In the elections of 19 November 1933, the right-wing Spanish Confederation of the Autonomous Right (CEDA) won power in Spain. The government nominally led by the centrist Radical Alejandro Lerroux was dependent on CEDA's parliamentary support. Responding to this reversal of fortune, Largo abandoned his moderate positions, began to talk of "socialist revolution", and became the leader of the left (Marxist and revolutionary) wing of the UGT and the PSOE. In early October 1934, after three CEDA ministers entered the government, he was one of the leaders of the failed armed rising of workers (mainly in Asturias) which was forcefully put down by the CEDA-dominated government.

He defended the pact of alliance with the other workers' political parties and trade unions, such as the Communist Party of Spain (PCE) and the anarchist trade union, the Confederacion Nacional del Trabajo (CNT). Once again, this placed him at odds with Prieto. He declared, that he, Largo Caballero "shall be the second Lenin", whose aim is the union of Iberian Soviet republics.
 
After the Popular Front won the elections in February 1936, president Manuel Azaña proposed that Prieto join the government, but Largo blocked these attempts at collaboration between PSOE and the Republican government. Largo dismissed fears of a military coup, and predicted that, were it to happen, a general strike would defeat it, opening the door to the workers' revolution.

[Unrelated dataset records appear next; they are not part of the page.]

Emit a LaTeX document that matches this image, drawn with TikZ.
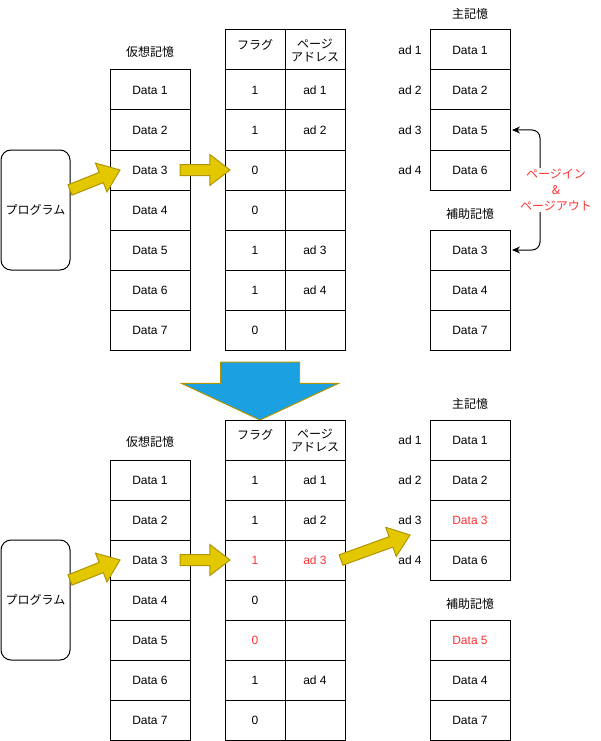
\documentclass[tikz,border=0pt]{standalone}
\usepackage{fontspec}
\setmainfont{Liberation Sans}
\newfontfamily\jp{Noto Sans CJK JP}
\usepackage{tikz}
\usetikzlibrary{shapes.arrows, arrows.meta, positioning, calc}
\definecolor{arrowfill}{HTML}{E3C800}
\definecolor{arrowline}{HTML}{B09500}
\definecolor{downfill}{HTML}{1BA1E2}
\definecolor{pagered}{HTML}{FF3333}
\tikzset{
    cell/.style={
        rectangle,
        draw=black,
        line width=1pt,
        minimum width=80pt,
        minimum height=40pt,
        inner sep=0pt,
        outer sep=0pt,
        align=center,
        font=\fontsize{12}{14}\selectfont
    },
    tablecell/.style={
        cell,
        minimum width=60pt
    },
    progbox/.style={
        cell,
        rounded corners=10pt,
        minimum width=69pt,
        minimum height=120pt,
        font=\fontsize{12}{14}\selectfont\jp
    },
    headtext/.style={
        inner sep=0pt,
        align=center,
        font=\fontsize{12}{14}\selectfont\jp
    },
    adtext/.style={
        inner sep=0pt,
        font=\fontsize{12}{14}\selectfont
    },
    iotext/.style={
        headtext,
        fill=white,
        inner sep=1pt,
        text=pagered,
        font=\fontsize{12}{16}\selectfont\jp
    },
    yarrow/.style={
        single arrow,
        draw=arrowline,
        fill=arrowfill,
        line width=1pt,
        inner xsep=0pt,
        inner ysep=5pt,
        outer sep=0pt,
        single arrow head extend=10pt,
        single arrow tip angle=75
    },
    downarrow/.style={
        yarrow,
        fill=downfill,
        inner ysep=39pt,
        single arrow head extend=39pt,
        single arrow tip angle=130
    },
    pageio/.style={
        draw=black,
        line width=1pt,
        {Stealth[length=8pt,width=7pt]}-{Stealth[length=8pt,width=7pt]},
        rounded corners=8pt,
        shorten <=2pt,
        shorten >=2pt
    }
}
\newcommand{\blockarrow}[3]{%
    \path let \p1=($(#3)-(#2)$), \n1={atan2(\y1,\x1)}, \n2={veclen(\x1,\y1)} in
        node[#1, anchor=tail, rotate=\n1, minimum height=\n2] at (#2) {};}

\begin{document}
\begin{tikzpicture}[x=1pt, y=-1pt]
\useasboundingbox (0,0) rectangle (601,741);

% Before page-in
\node[progbox] (tprog) at (35.5,210) {プログラム};
\node[headtext] (tvhead) at (150,52) {仮想記憶};
\foreach \i in {1,...,7}
    \node[cell] (tv\i) at (150,50+40*\i) {Data \i};

\node[tablecell] (tf0) at (255,50) {};
\node[headtext] (tfhead) at (255,45) {フラグ};
\node[tablecell, font=\fontsize{12}{13}\selectfont\jp] (ta0) at (315,50) {ページ\\アドレス};
\foreach \f [count=\i] in {1,1,0,0,1,1,0}
    \node[tablecell] (tf\i) at (255,50+40*\i) {\f};
\foreach \a [count=\i] in {ad 1,ad 2,{},{},ad 3,ad 4,{}}
    \node[tablecell] (ta\i) at (315,50+40*\i) {\a};

\node[headtext] (tmhead) at (470,14) {主記憶};
\foreach \d [count=\i] in {1,2,5,6} {
    \node[cell] (tm\i) at (470,10+40*\i) {Data \d};
    \node[adtext] (tad\i) at (410,10+40*\i) {ad \i};
}
\node[headtext] (txhead) at (470,214) {補助記憶};
\foreach \d [count=\i] in {3,4,7}
    \node[cell] (tx\i) at (470,210+40*\i) {Data \d};

\coordinate (tps) at (70,190);
\coordinate (tpe) at (120,170);
\coordinate (tvs) at ($(tv3.east)+(-10,0)$);
\coordinate (tve) at ($(tf3.west)+(5,0)$);
\blockarrow{yarrow}{tps}{tpe}
\blockarrow{yarrow}{tvs}{tve}

\draw[pageio] (tm3.east) -- ++(30,0) |- (tx1.east);
\node[iotext] (tio) at (556,190) {ページイン\\\&\\ページアウト};

% Down arrow
\coordinate (dntail) at (260,362);
\coordinate (dnhead) at (260,420);
\blockarrow{downarrow}{dntail}{dnhead}

% After page-in
\node[progbox] (bprog) at (35.5,600) {プログラム};
\node[headtext] (bvhead) at (150,442) {仮想記憶};
\foreach \i in {1,...,7}
    \node[cell] (bv\i) at (150,440+40*\i) {Data \i};

\node[tablecell] (bf0) at (255,440) {};
\node[headtext] (bfhead) at (255,435) {フラグ};
\node[tablecell, font=\fontsize{12}{13}\selectfont\jp] (ba0) at (315,440) {ページ\\アドレス};
\foreach \f [count=\i] in {1,1,{\textcolor{pagered}{1}},0,{\textcolor{pagered}{0}},1,0}
    \node[tablecell] (bf\i) at (255,440+40*\i) {\f};
\foreach \a [count=\i] in {ad 1,ad 2,{\textcolor{pagered}{ad 3}},{},{},ad 4,{}}
    \node[tablecell] (ba\i) at (315,440+40*\i) {\a};

\node[headtext] (bmhead) at (470,404) {主記憶};
\foreach \d [count=\i] in {Data 1,Data 2,{\textcolor{pagered}{Data 3}},Data 6} {
    \node[cell] (bm\i) at (470,400+40*\i) {\d};
    \node[adtext] (bad\i) at (410,400+40*\i) {ad \i};
}
\node[headtext] (bxhead) at (470,604) {補助記憶};
\foreach \d [count=\i] in {{\textcolor{pagered}{Data 5}},Data 4,Data 7}
    \node[cell] (bx\i) at (470,600+40*\i) {\d};

\coordinate (bps) at (70,580);
\coordinate (bpe) at (120,560);
\coordinate (bvs) at ($(bv3.east)+(-10,0)$);
\coordinate (bve) at ($(bf3.west)+(5,0)$);
\coordinate (bas) at ($(ba3.east)+(-4,0)$);
\coordinate (bae) at (410,535);
\blockarrow{yarrow}{bps}{bpe}
\blockarrow{yarrow}{bvs}{bve}
\blockarrow{yarrow}{bas}{bae}
\end{tikzpicture}
\end{document}
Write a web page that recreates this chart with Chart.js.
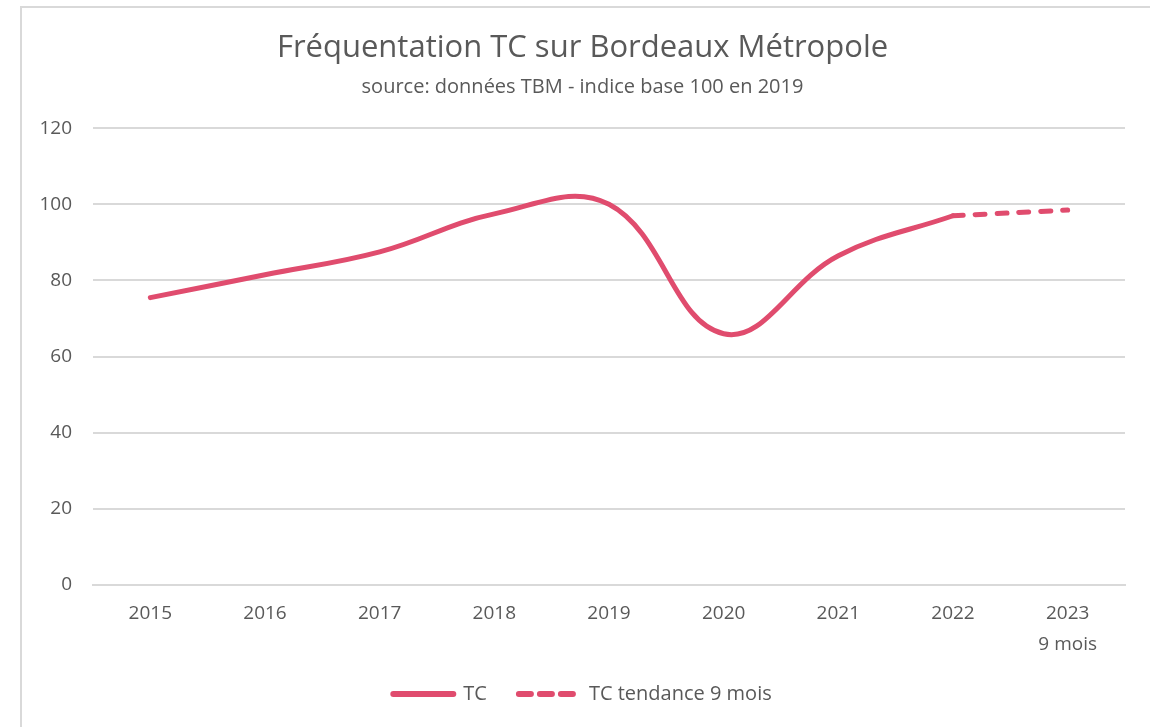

In the event, the coup attempt by the colonial army and the right came on 17 July 1936. While not immediately successful, further actions by rebellious army units sparked the Spanish Civil War (1936–1939), in which the republic was ultimately defeated and destroyed.

Prime Minister of Spain 

On 4 September 1936, a few months into the civil war, Largo Caballero was designated Prime Minister and Minister of War. Besides conducting the war, he also focused on maintaining military discipline and government authority within the Republic. On 4 November 1936 Largo Caballero persuaded the anarchist Confederación Nacional del Trabajo (CNT; "National Confederation of Labour") to join the government, with four members assigned to junior ministries including Justice, Health and Trade. The decision was controversial with the CNT members.

The Barcelona May Days led to a governmental crisis that forced Caballero to resign on 17 May 1937. Juan Negrín, also a member of the PSOE, was appointed Prime Minister in his stead.

The cabinet, formed on 4 September 1936 and reshuffled on 4 November 1936, consisted of:

Exile, death, and legacy 
Upon the defeat of the Republic in 1939, he fled to France. Arrested during the German occupation of France, he spent most of World War II imprisoned in the Sachsenhausen-Oranienburg concentration camp, until the liberation of the camps at the end of the war.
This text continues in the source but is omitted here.